# SUPPLIED DATA:
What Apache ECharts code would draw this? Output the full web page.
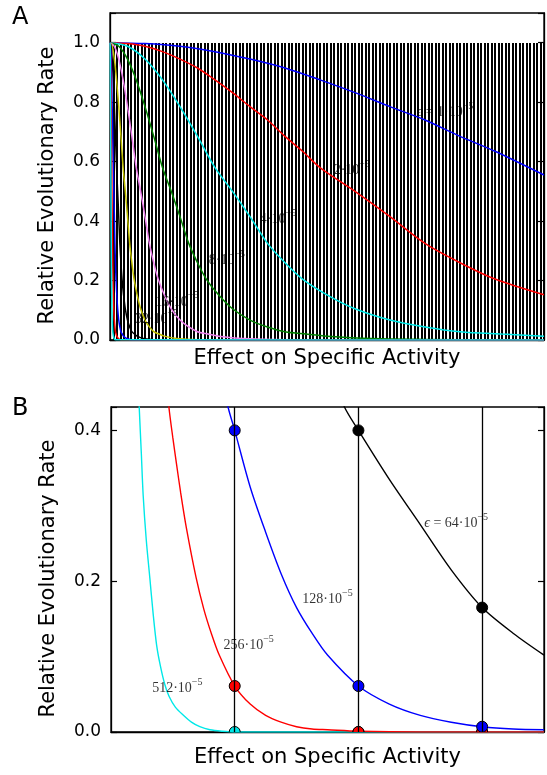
<!DOCTYPE html>
<html><head><meta charset="utf-8">
<script src="https://cdn.jsdelivr.net/npm/echarts@6/dist/echarts.min.js"></script>
<style>html,body{margin:0;padding:0;background:#fff}#c{width:547px;height:775px}</style>
</head><body><div id="c"></div>
<script>
// ---------------- DATA ----------------
// Panel A: epsilon values (x 10^-5)
const epsA = [1, 2, 4, 8, 16, 32, 64, 128, 256, 512];
// Panel A curves: [effect, relative rate]
const curveA1 = [[0,1],[10,0.997],[20,0.988],[30,0.97],[40,0.945],[50,0.915],[60,0.875],[70,0.832],[80,0.785],[90,0.74],[100,0.685],[110,0.635],[124,0.555]];
const curveA2 = [[0,1],[5,0.997],[10,0.988],[15,0.97],[20,0.945],[25,0.915],[30,0.875],[35,0.832],[40,0.785],[45,0.74],[50,0.685],[55,0.635],[60,0.58],[70,0.50],[80,0.415],[90,0.325],[100,0.26],[110,0.205],[124,0.152]];
const curveA4 = [[0,1],[5,0.988],[10,0.945],[15,0.875],[20,0.785],[25,0.685],[30,0.58],[35,0.50],[40,0.415],[45,0.325],[50,0.26],[55,0.205],[62,0.152],[70,0.105],[80,0.067],[90,0.044],[100,0.028],[112,0.02],[124,0.013]];
const curveA8 = [[0,1],[2.5,0.988],[5,0.945],[7.5,0.875],[10,0.785],[12.5,0.685],[15,0.58],[17.5,0.50],[20,0.415],[22.5,0.325],[25,0.26],[27.5,0.205],[31,0.152],[35,0.105],[40,0.067],[45,0.044],[50,0.028],[56,0.02],[62,0.013],[75,0.005],[90,0.002],[110,0],[124,0]];
const curveA16 = [[0,1],[1.25,0.988],[2.5,0.945],[3.75,0.875],[5,0.785],[6.25,0.685],[7.5,0.58],[8.75,0.50],[10,0.415],[11.25,0.325],[12.5,0.26],[13.75,0.205],[15.5,0.152],[17.5,0.105],[20,0.067],[22.5,0.044],[25,0.028],[28,0.02],[31,0.013],[38,0.005],[50,0.001],[124,0]];
const curveA32 = [[0,1],[0.625,0.988],[1.25,0.945],[1.875,0.875],[2.5,0.785],[3.125,0.685],[3.75,0.58],[4.375,0.50],[5,0.415],[5.625,0.325],[6.25,0.26],[6.875,0.205],[7.75,0.152],[8.75,0.105],[10,0.067],[11.25,0.044],[12.5,0.028],[14,0.02],[15.5,0.013],[19,0.005],[25,0.001],[124,0]];
const curveA64 = [[0,1],[0.3125,0.988],[0.625,0.945],[0.9375,0.875],[1.25,0.785],[1.5625,0.685],[1.875,0.58],[2.1875,0.5],[2.5,0.415],[2.8125,0.325],[3.125,0.26],[3.4375,0.205],[3.875,0.152],[4.375,0.105],[5,0.067],[5.625,0.044],[6.25,0.028],[7,0.02],[7.75,0.013],[9.5,0.005],[12.5,0.001],[124,0]];
const curveA128 = [[0,1],[0.156,0.988],[0.3125,0.945],[0.469,0.875],[0.625,0.785],[0.781,0.685],[0.9375,0.58],[1.094,0.5],[1.25,0.415],[1.406,0.325],[1.5625,0.26],[1.719,0.205],[1.94,0.152],[2.19,0.105],[2.5,0.067],[2.81,0.044],[3.125,0.028],[3.5,0.02],[3.875,0.013],[4.75,0.005],[6.25,0.001],[124,0]];
const curveA256 = [[0,1],[0.078,0.988],[0.156,0.945],[0.234,0.875],[0.3125,0.785],[0.39,0.685],[0.469,0.58],[0.547,0.5],[0.625,0.415],[0.703,0.325],[0.781,0.26],[0.86,0.205],[0.97,0.152],[1.09,0.105],[1.25,0.067],[1.41,0.044],[1.5625,0.028],[1.75,0.02],[1.94,0.013],[2.4,0.005],[3.1,0.001],[124,0]];
const curveA512 = [[0,1],[0.039,0.988],[0.078,0.945],[0.117,0.875],[0.156,0.785],[0.195,0.685],[0.234,0.58],[0.273,0.5],[0.3125,0.415],[0.352,0.325],[0.39,0.26],[0.43,0.205],[0.485,0.152],[0.547,0.105],[0.625,0.067],[0.70,0.044],[0.78,0.028],[0.875,0.02],[0.97,0.013],[1.2,0.005],[1.55,0.001],[124,0]];
// Panel A vertical hatch lines (positions on the effect axis) and their height
const hatchX = [0,1,2,3,4,5,6,7,8,9,10,11,12,13,14,15,16,17,18,19,20,21,22,23,24,25,26,27,28,29,30,31,32,33,34,35,36,37,38,39,40,41,42,43,44,45,46,47,48,49,50,51,52,53,54,55,56,57,58,59,60,61,62,63,64,65,66,67,68,69,70,71,72,73,74,75,76,77,78,79,80,81,82,83,84,85,86,87,88,89,90,91,92,93,94,95,96,97,98,99,100,101,102,103,104,105,106,107,108,109,110,111,112,113,114,115,116,117,118,119,120,121,122,123,124];
const hatchTop = 1.0;
const yTicksA = [0, 0.2, 0.4, 0.6, 0.8, 1.0];

// Panel B
const epsB = [512, 256, 128, 64];
const curveB512 = [[0.22,0.47],[0.228,0.431],[0.245,0.37],[0.26,0.314],[0.285,0.255],[0.314,0.204],[0.34,0.158],[0.369,0.115],[0.40,0.087],[0.435,0.063],[0.47,0.047],[0.52,0.033],[0.583,0.0225],[0.65,0.013],[0.718,0.007],[0.8,0.003],[0.9,0.001],[1.0,0],[3.5,0]];
const curveB256 = [[0.45,0.47],[0.468,0.431],[0.5,0.39],[0.53,0.355],[0.5625,0.318],[0.61,0.27],[0.6875,0.205],[0.75,0.163],[0.8125,0.13],[0.875,0.102],[1.0,0.061],[1.125,0.037],[1.25,0.022],[1.375,0.013],[1.5,0.007],[1.625,0.004],[1.75,0.003],[2.0,0.001],[2.5,0],[3.5,0]];
const curveB128 = [[0.9,0.47],[0.946,0.431],[1.0,0.40],[1.125,0.325],[1.25,0.265],[1.375,0.21],[1.5,0.165],[1.625,0.131],[1.75,0.102],[2.0,0.061],[2.25,0.037],[2.5,0.022],[2.75,0.013],[3.0,0.007],[3.25,0.004],[3.5,0.003]];
const curveB64 = [[1.8,0.47],[1.887,0.431],[2.0,0.40],[2.25,0.335],[2.5,0.275],[2.75,0.215],[3.0,0.165],[3.25,0.131],[3.5,0.102]];
const dotsB512 = [[1,0],[2,0],[3,0]];
const dotsB256 = [[1,0.061],[2,0],[3,0]];
const dotsB128 = [[1,0.40],[2,0.061],[3,0.007]];
const dotsB64 = [[2,0.40],[3,0.165]];
const vlinesB = [1, 2, 3];
const yTicksB = [0, 0.2, 0.4];

// ---------------- STYLE ----------------
const colorsA = ['#0000ff','#ff0000','#00e8e8','#008000','#ee82ee','#bfbf00','#000000','#0000ff','#ff0000','#00e8e8'];
const colorsB = {512:'#00e8e8', 256:'#ff0000', 128:'#0000ff', 64:'#000000'};
const curvesA = [curveA1,curveA2,curveA4,curveA8,curveA16,curveA32,curveA64,curveA128,curveA256,curveA512];
const curvesB = {512:curveB512, 256:curveB256, 128:curveB128, 64:curveB64};
const dotsB = {512:dotsB512, 256:dotsB256, 128:dotsB128, 64:dotsB64};

const sans = '"DejaVu Sans", sans-serif';
const serif = '"Liberation Serif", "DejaVu Serif", serif';
const rich = {
  n: {fontFamily: serif, fontSize: 14, color: '#000', lineHeight: 18, verticalAlign: 'bottom'},
  e: {fontFamily: serif, fontSize: 14, fontStyle: 'italic', color: '#000', lineHeight: 18, verticalAlign: 'bottom'},
  s: {fontFamily: serif, fontSize: 10, color: '#000', lineHeight: 12, verticalAlign: 'top'}
};
function lbl(prefixEps, mant) {
  return (prefixEps ? '{e|ϵ}{n| = }' : '') + '{n|' + mant + '·10}{s|−5}';
}
function tickFmt(ticks) {
  return function (v) {
    for (const t of ticks) if (Math.abs(v - t) < 1e-9) return t.toFixed(1);
    return '';
  };
}
const yName = 'Relative Evolutionary Rate';
const xName = 'Effect on Specific Activity';

function yAxisPair(gi, max, ticks) {
  const common = {
    type: 'value', gridIndex: gi, min: 0, max: max, interval: 0.2,
    splitLine: {show: false},
    axisLine: {show: true, lineStyle: {color: '#000', width: 1.3}},
    axisTick: {show: true, inside: true, length: 6, lineStyle: {color: '#000', width: 1.2}}
  };
  return [
    Object.assign({}, common, {
      position: 'left',
      name: yName, nameLocation: 'middle', nameGap: 52, nameRotate: 90,
      nameTextStyle: {fontFamily: sans, fontSize: 21, color: '#000', padding: [0, 18, 0, 0]},
      axisLabel: {show: true, margin: 10, fontFamily: sans, fontSize: 17, color: '#000', formatter: tickFmt(ticks)}
    }),
    Object.assign({}, common, {position: 'right', axisLabel: {show: false}})
  ];
}
function xAxisOf(gi, max, gap) {
  return {
    type: 'value', gridIndex: gi, min: 0, max: max,
    axisLabel: {show: false}, axisTick: {show: false}, splitLine: {show: false},
    axisLine: {show: true, onZero: false, lineStyle: {color: '#000', width: 1.3}},
    name: xName, nameLocation: 'middle', nameGap: gap,
    nameTextStyle: {fontFamily: sans, fontSize: 21, color: '#000', verticalAlign: 'top'}
  };
}

const series = [];
// hatch: crisp 2px vertical lines from 0 up to hatchTop
series.push({
  type: 'custom', xAxisIndex: 0, yAxisIndex: 0, z: 1, silent: true, clip: true,
  data: hatchX.map(x => [x, hatchTop]),
  renderItem: function (params, api) {
    const top = api.coord([api.value(0), api.value(1)]);
    const bot = api.coord([api.value(0), 0]);
    const x = Math.round(top[0] - 1);
    const y = Math.round(top[1]);
    return {type: 'rect', shape: {x: x, y: y, width: 2, height: Math.round(bot[1]) - y},
      style: {fill: '#000'}};
  }
});
curvesA.forEach((c, i) => {
  series.push({
    type: 'line', xAxisIndex: 0, yAxisIndex: 0, data: c, smooth: 0.3,
    showSymbol: false, z: 3, clip: true,
    lineStyle: {color: colorsA[i], width: 1.5}
  });
});
// annotations A
const annA = [
  {value: [95.7, 0.771], label: {formatter: lbl(true, '1')}},
  {value: [69.1, 0.576], label: {formatter: lbl(false, '2')}},
  {value: [48.0, 0.414], label: {formatter: lbl(false, '4')}},
  {value: [33.4, 0.276], label: {formatter: lbl(false, '8')}},
  {value: [19.1, 0.135], label: {formatter: lbl(false, '16')}},
  {value: [13.3, 0.075], label: {formatter: lbl(false, '32')}}
];
series.push({
  type: 'scatter', xAxisIndex: 0, yAxisIndex: 0, symbolSize: 0, z: 5, silent: true,
  label: {show: true, position: 'inside', rich: rich, align: 'center', verticalAlign: 'middle'},
  data: annA
});

// Panel B
epsB.forEach((e, k) => {
  const s = {
    type: 'line', xAxisIndex: 1, yAxisIndex: 2, data: curvesB[e], smooth: 0.3,
    showSymbol: false, z: 3, clip: true,
    lineStyle: {color: colorsB[e], width: 1.4}
  };
  if (k === 0) {
    s.markLine = {
      silent: true, symbol: 'none', label: {show: false},
      lineStyle: {color: '#000', width: 1.3, type: 'solid'},
      data: vlinesB.map(v => ({xAxis: v}))
    };
  }
  series.push(s);
});
epsB.forEach(e => {
  series.push({
    type: 'custom', xAxisIndex: 1, yAxisIndex: 2, z: 4, clip: true,
    data: dotsB[e],
    renderItem: function (params, api) {
      const p = api.coord([api.value(0), api.value(1)]);
      return {type: 'circle', shape: {cx: p[0], cy: p[1], r: 5.5},
        style: {fill: colorsB[e], stroke: '#000', lineWidth: 1}};
    }
  });
});
const annB = [
  {value: [2.79, 0.279], label: {formatter: lbl(true, '64')}},
  {value: [1.75, 0.179], label: {formatter: lbl(false, '128')}},
  {value: [1.113, 0.118], label: {formatter: lbl(false, '256')}},
  {value: [0.536, 0.060], label: {formatter: lbl(false, '512')}}
];
series.push({
  type: 'scatter', xAxisIndex: 1, yAxisIndex: 2, symbolSize: 0, z: 5, silent: true,
  label: {show: true, position: 'inside', rich: rich, align: 'center', verticalAlign: 'middle'},
  data: annB
});

const option = {
  animation: false,
  backgroundColor: '#fff',
  grid: [
    {left: 110, top: 13, width: 434, height: 327, show: true, borderColor: '#000', borderWidth: 1.3, backgroundColor: 'transparent'},
    {left: 111, top: 407, width: 433, height: 325, show: true, borderColor: '#000', borderWidth: 1.3, backgroundColor: 'transparent'}
  ],
  xAxis: [xAxisOf(0, 124, 8), xAxisOf(1, 3.5, 15)],
  yAxis: yAxisPair(0, 1.1, yTicksA).concat(yAxisPair(1, 0.431, yTicksB)),
  graphic: [
    {type: 'text', left: 12, top: 6, style: {text: 'A', font: '24px "DejaVu Sans"', fill: '#000'}},
    {type: 'text', left: 12, top: 397, style: {text: 'B', font: '24px "DejaVu Sans"', fill: '#000'}}
  ],
  series: series
};
const chart = echarts.init(document.getElementById('c'), null, {renderer: 'canvas'});
chart.setOption(option);
</script></body></html>
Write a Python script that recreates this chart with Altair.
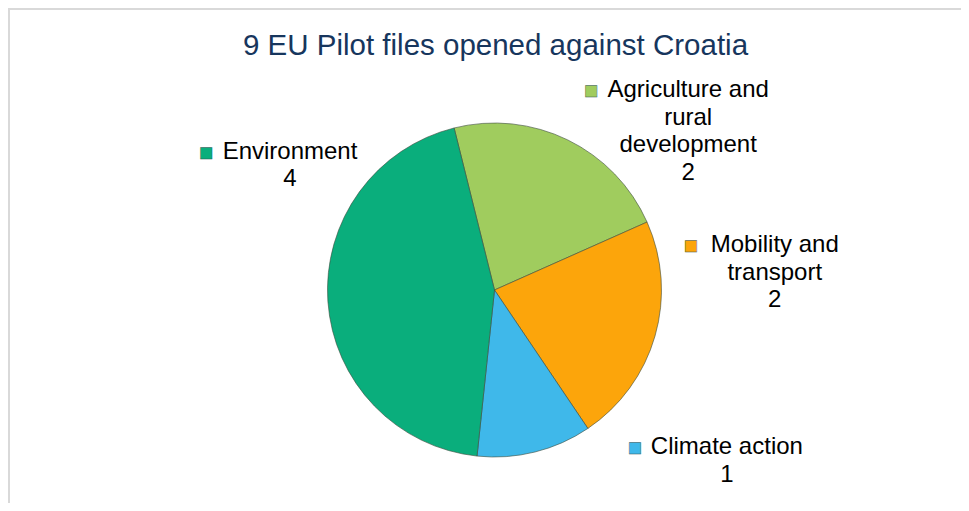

# WHAT IS NEEDED:
From the records above, copy every line that holds the word "this".

# WRITTEN ANSWER:
What Apache ECharts code would draw this? Output the full web page.
Write a Python script that recreates this chart with Altair.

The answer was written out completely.